CG returns 3 coastal patrol boats to Navy
Posted : Monday Aug 15, 2011 8:42:22 EDT
The last of the Navy’s coastal patrol craft are returning after years out on loan. By the end of September, the Coast Guard will have returned three Cyclone-class coastal patrol boats to the Navy.
That means the Navy will again have a full fleet of 13 PCs.
The Zephyr, Shamal and Tornado will be returning to Joint Expeditionary Base Little Creek-Fort Story, Va., a development first reported by the magazine Seapower. The first to be transferred, Zephyr, may have been turned over as early as Aug. 10, followed by Shamal at the end of the month and Tornado at the end of September, according to Coast Guard spokesman Carlos Diaz.
For now, the boats will be based in Little Creek until a decision is made about overall PC basing, said Lt. Cmdr. Bill Urban, spokesman for Naval Surface Force Atlantic. With the new arrivals, eight of the Navy’s 13 PCs will be homeported in Little Creek. The other five boats are forward-deployed to Bahrain. Crews rotate, typically spending nine months aboard a Little Creek-based boat, followed a six-month deployment to one of the Bahrain boats. At present, the Navy has 13 crews for its 10 boats.
“Future disposition regarding the deployment of PCs will depend upon a number of factors, including the requirements of respective combatant commanders and fiscal controls,” Urban wrote in reply to emailed questions. He added that no decisions have been made to change the cycle of crew rotations or to forward-deploy any more PCs.
Because of tight berthing arrangements, the only billet for a woman aboard a PC is the commanding officer, Urban wrote, adding that a female CO would be taking command of a PC crew Aug. 5.
In 2004, the Navy agreed to transfer five PCs to the Coast Guard to help them meet mission requirements while they were converting other patrol boats. Two of the vessels, Tempest and Monsoon, returned to naval service four years later.
For much of the past seven years, the other three vessels have been based in Pascagoula, Miss. The small craft have been especially useful in a variety of homeland defense missions.
“It was a very good platform,” recalled Coast Guard Lt. Cmdr. Tony Russell, who commanded Zephyr from July 2010 until May 2011. Russell said the 179-foot cutters were particularly useful for counterdrug and law enforcement operations because they had a high top speed, 35 knots, and could carry a crew of 29, roughly twice as many crew members as other patrol boats.
But there were downsides, Russell continued: limited endurance, no flight deck and an inability to tow large vessels.
Oil spill response
In April 2010, Zephyr was transiting back to Pascagoula after an overhaul in Georgia when the crew heard a distress call. An oil rig had exploded roughly 50 miles off the coast of Louisiana.

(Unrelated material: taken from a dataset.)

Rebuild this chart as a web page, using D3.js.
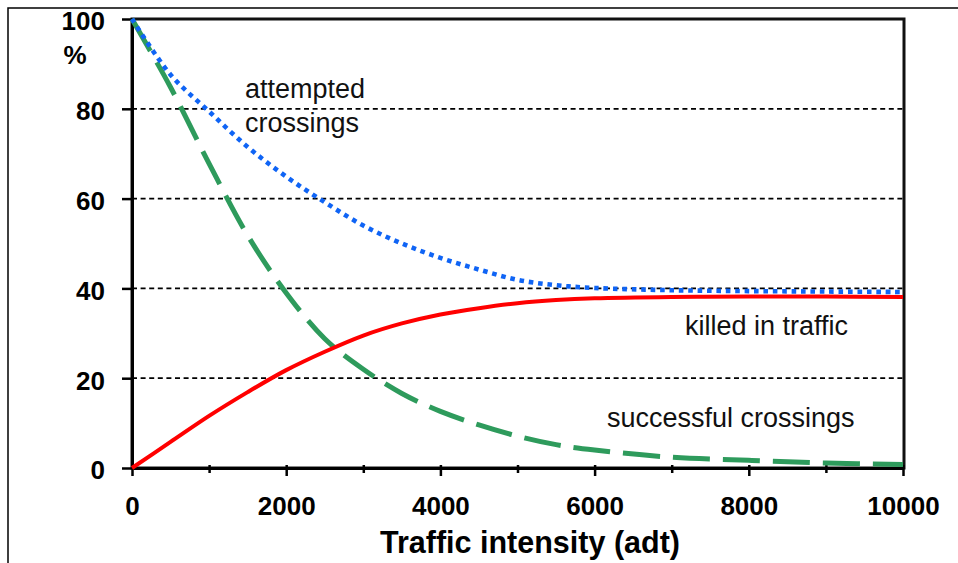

Zephyr was the first major cutter on scene at the Deepwater Horizon explosion, and coordinated search-and-rescue efforts for the first 24 hours.
“When the Zephyr was coming home from that dry dock, they were really looking forward to getting home from a really tough maintenance period, but when that radio call goes off and says, ‘Explosion on an oil rig’ — there wasn’t a question in anybody’s mind about what they needed to be doing,” said Russell, who took command three months later.
Elements of the Coast Guard thought they might have to decommission the PCs instead of transferring them back to the Navy, according to a Coast Guard personnel assignment guidance sheet dated Dec. 17, 2010.
However, a spokesman for Naval Sea Systems Command said the plan all along was to recover the PCs, which will be undergoing $4.5 million of conversion work as part of their re-entry into naval service. NAVSEA spokesman Lt. Kurt Larson said in an email that each of the roughly two-month overhauls will be ship specific, but will update combat systems suites, habitation and mechanical systems.
“The Cyclone-class PCs,” Larson wrote, “should be in service until 2023-2026.”